**YOUR OBJECTIVE**
Skip the pictures and quote all of the lines exactly.

— Start AVAILABLE DATA —

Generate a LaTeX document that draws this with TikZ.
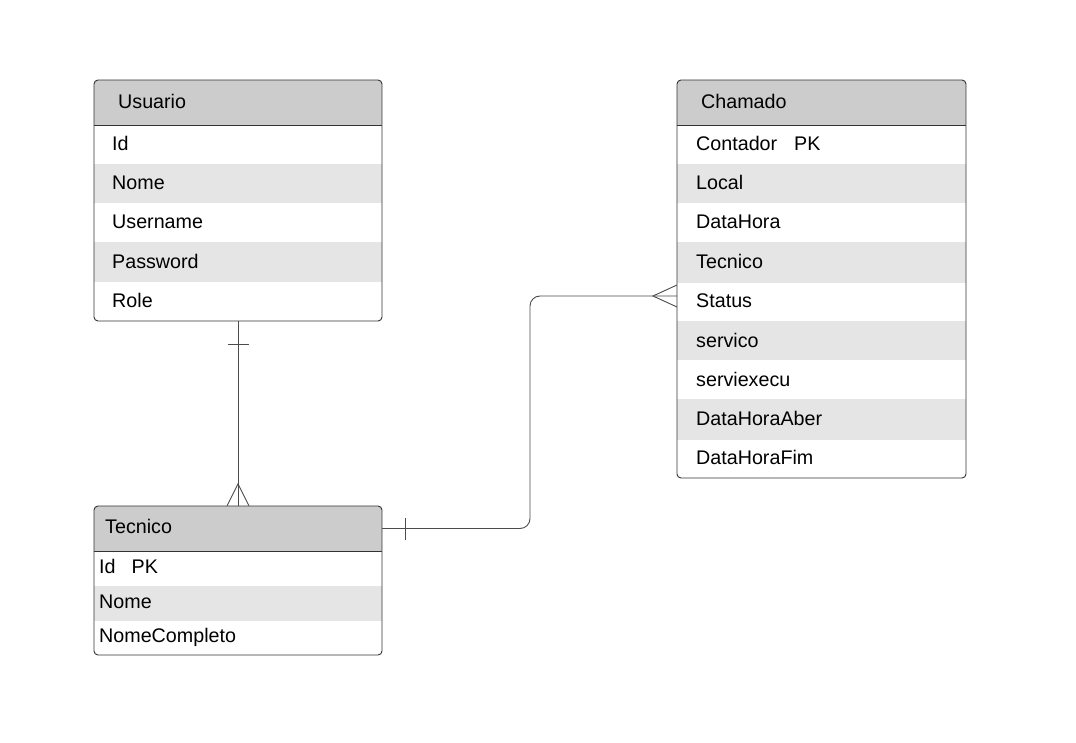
\documentclass[tikz,border=0pt]{standalone}
\usepackage{fontspec}
\setmainfont{Liberation Sans}
\begin{document}
\begin{tikzpicture}[x=1pt,y=-1pt,
  headfill/.style={fill=black!20},
  rowfill/.style={fill=black!10},
  boxline/.style={draw=black!80,line width=0.9pt,rounded corners=4pt},
  conn/.style={draw=black!70,line width=0.9pt},
  lbl/.style={anchor=west,inner sep=0pt,text height=15pt,text depth=2pt,font=\fontsize{19.7}{23}\selectfont},
  ent/.style={draw=none,inner sep=0pt,minimum width=288pt}
]
\useasboundingbox (0,0) rectangle (1076,743);
\fill[white] (0,0) rectangle (1076,743);

% ---------- Usuario ----------
\node[ent,minimum height=241pt] (usuario) at (238,200.5) {};
\node[ent,minimum height=45pt] (usuarioH) at (238,102.5) {};
\begin{scope}
\clip[rounded corners=4pt] (94,80) rectangle (382,321);
\fill[headfill] (94,80) rectangle (382,125);
\fill[rowfill] (94,164.3) rectangle (382,203.5);
\fill[rowfill] (94,242.5) rectangle (382,282);
\end{scope}
\draw[boxline] (94,80) rectangle (382,321);
\draw[black!80,line width=0.9pt] (94,125) -- (382,125);
\node[lbl] (uT) at (118,102.5) {Usuario};
\node[lbl] (u1) at (112,144.5) {Id};
\node[lbl] (u2) at (112,183.5) {Nome};
\node[lbl] (u3) at (112,222.5) {Username};
\node[lbl] (u4) at (112,262) {Password};
\node[lbl] (u5) at (112,301.5) {Role};

% ---------- Tecnico ----------
\node[ent,minimum height=149pt] (tecnico) at (238,580.5) {};
\node[ent,minimum height=45pt] (tecnicoH) at (238,528.5) {};
\begin{scope}
\clip[rounded corners=4pt] (94,506) rectangle (382,655);
\fill[headfill] (94,506) rectangle (382,551);
\fill[rowfill] (94,586) rectangle (382,621);
\end{scope}
\draw[boxline] (94,506) rectangle (382,655);
\draw[black!80,line width=0.9pt] (94,551) -- (382,551);
\node[lbl] (tT) at (105,527) {Tecnico};
\node[lbl] (t1) at (99,567) {Id\hspace{16pt}PK};
\node[lbl] (t2) at (99,601.5) {Nome};
\node[lbl] (t3) at (99,636) {NomeCompleto};

% ---------- Chamado ----------
\node[ent,minimum width=289pt,minimum height=398pt] (chamado) at (821.5,279) {};
\begin{scope}
\clip[rounded corners=4pt] (677,80) rectangle (966,478);
\fill[headfill] (677,80) rectangle (966,125);
\fill[rowfill] (677,164.3) rectangle (966,203.5);
\fill[rowfill] (677,242.5) rectangle (966,282.7);
\fill[rowfill] (677,320.7) rectangle (966,360);
\fill[rowfill] (677,399) rectangle (966,440);
\end{scope}
\draw[boxline] (677,80) rectangle (966,478);
\draw[black!80,line width=0.9pt] (677,125) -- (966,125);
\node[lbl] (cT) at (701,102.5) {Chamado};
\node[lbl] (c1) at (696,144.5) {Contador\hspace{17pt}PK};
\node[lbl] (c2) at (696,183.5) {Local};
\node[lbl] (c3) at (696,222.5) {DataHora};
\node[lbl] (c4) at (696,262) {Tecnico};
\node[lbl] (c5) at (696,301.5) {Status};
\node[lbl] (c6) at (696,340.5) {servico};
\node[lbl] (c7) at (696,379.5) {serviexecu};
\node[lbl] (c8) at (696,419) {DataHoraAber};
\node[lbl] (c9) at (696,458) {DataHoraFim};

% ---------- Connectors ----------
% Usuario (one) -- Tecnico (many)
\draw[conn] (usuario.south) -- (tecnico.north);
\draw[conn] ([xshift=-10.5pt,yshift=-23pt]usuario.south) -- ([xshift=10.5pt,yshift=-23pt]usuario.south);
\draw[conn] ([xshift=-11pt]tecnico.north) -- ([yshift=22pt]tecnico.north) -- ([xshift=11pt]tecnico.north);

% Tecnico (one) -- Chamado (many)
\coordinate (cin) at (677,296);
\draw[conn,rounded corners=10pt] (tecnicoH.east) -| (530,296) -- (cin);
\draw[conn] ([xshift=23pt,yshift=-11pt]tecnicoH.east) -- ([xshift=23pt,yshift=11pt]tecnicoH.east);
\draw[conn] ([yshift=-11pt]cin) -- ([xshift=-24pt]cin) -- ([yshift=11pt]cin);
\end{tikzpicture}
\end{document}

— End AVAILABLE DATA —

**FULL RESPONSE**
Generate a LaTeX document that draws this with TikZ.
\documentclass[tikz,border=0pt]{standalone}
\usepackage{fontspec}
\setmainfont{Liberation Sans}
\begin{document}
\begin{tikzpicture}[x=1pt,y=-1pt,
  headfill/.style={fill=black!20},
  rowfill/.style={fill=black!10},
  boxline/.style={draw=black!80,line width=0.9pt,rounded corners=4pt},
  conn/.style={draw=black!70,line width=0.9pt},
  lbl/.style={anchor=west,inner sep=0pt,text height=15pt,text depth=2pt,font=\fontsize{19.7}{23}\selectfont},
  ent/.style={draw=none,inner sep=0pt,minimum width=288pt}
]
\useasboundingbox (0,0) rectangle (1076,743);
\fill[white] (0,0) rectangle (1076,743);

% ---------- Usuario ----------
\node[ent,minimum height=241pt] (usuario) at (238,200.5) {};
\node[ent,minimum height=45pt] (usuarioH) at (238,102.5) {};
\begin{scope}
\clip[rounded corners=4pt] (94,80) rectangle (382,321);
\fill[headfill] (94,80) rectangle (382,125);
\fill[rowfill] (94,164.3) rectangle (382,203.5);
\fill[rowfill] (94,242.5) rectangle (382,282);
\end{scope}
\draw[boxline] (94,80) rectangle (382,321);
\draw[black!80,line width=0.9pt] (94,125) -- (382,125);
\node[lbl] (uT) at (118,102.5) {Usuario};
\node[lbl] (u1) at (112,144.5) {Id};
\node[lbl] (u2) at (112,183.5) {Nome};
\node[lbl] (u3) at (112,222.5) {Username};
\node[lbl] (u4) at (112,262) {Password};
\node[lbl] (u5) at (112,301.5) {Role};

% ---------- Tecnico ----------
\node[ent,minimum height=149pt] (tecnico) at (238,580.5) {};
\node[ent,minimum height=45pt] (tecnicoH) at (238,528.5) {};
\begin{scope}
\clip[rounded corners=4pt] (94,506) rectangle (382,655);
\fill[headfill] (94,506) rectangle (382,551);
\fill[rowfill] (94,586) rectangle (382,621);
\end{scope}
\draw[boxline] (94,506) rectangle (382,655);
\draw[black!80,line width=0.9pt] (94,551) -- (382,551);
\node[lbl] (tT) at (105,527) {Tecnico};
\node[lbl] (t1) at (99,567) {Id\hspace{16pt}PK};
\node[lbl] (t2) at (99,601.5) {Nome};
\node[lbl] (t3) at (99,636) {NomeCompleto};

% ---------- Chamado ----------
\node[ent,minimum width=289pt,minimum height=398pt] (chamado) at (821.5,279) {};
\begin{scope}
\clip[rounded corners=4pt] (677,80) rectangle (966,478);
\fill[headfill] (677,80) rectangle (966,125);
\fill[rowfill] (677,164.3) rectangle (966,203.5);
\fill[rowfill] (677,242.5) rectangle (966,282.7);
\fill[rowfill] (677,320.7) rectangle (966,360);
\fill[rowfill] (677,399) rectangle (966,440);
\end{scope}
\draw[boxline] (677,80) rectangle (966,478);
\draw[black!80,line width=0.9pt] (677,125) -- (966,125);
\node[lbl] (cT) at (701,102.5) {Chamado};
\node[lbl] (c1) at (696,144.5) {Contador\hspace{17pt}PK};
\node[lbl] (c2) at (696,183.5) {Local};
\node[lbl] (c3) at (696,222.5) {DataHora};
\node[lbl] (c4) at (696,262) {Tecnico};
\node[lbl] (c5) at (696,301.5) {Status};
\node[lbl] (c6) at (696,340.5) {servico};
\node[lbl] (c7) at (696,379.5) {serviexecu};
\node[lbl] (c8) at (696,419) {DataHoraAber};
\node[lbl] (c9) at (696,458) {DataHoraFim};

% ---------- Connectors ----------
% Usuario (one) -- Tecnico (many)
\draw[conn] (usuario.south) -- (tecnico.north);
\draw[conn] ([xshift=-10.5pt,yshift=-23pt]usuario.south) -- ([xshift=10.5pt,yshift=-23pt]usuario.south);
\draw[conn] ([xshift=-11pt]tecnico.north) -- ([yshift=22pt]tecnico.north) -- ([xshift=11pt]tecnico.north);

% Tecnico (one) -- Chamado (many)
\coordinate (cin) at (677,296);
\draw[conn,rounded corners=10pt] (tecnicoH.east) -| (530,296) -- (cin);
\draw[conn] ([xshift=23pt,yshift=-11pt]tecnicoH.east) -- ([xshift=23pt,yshift=11pt]tecnicoH.east);
\draw[conn] ([yshift=-11pt]cin) -- ([xshift=-24pt]cin) -- ([yshift=11pt]cin);
\end{tikzpicture}
\end{document}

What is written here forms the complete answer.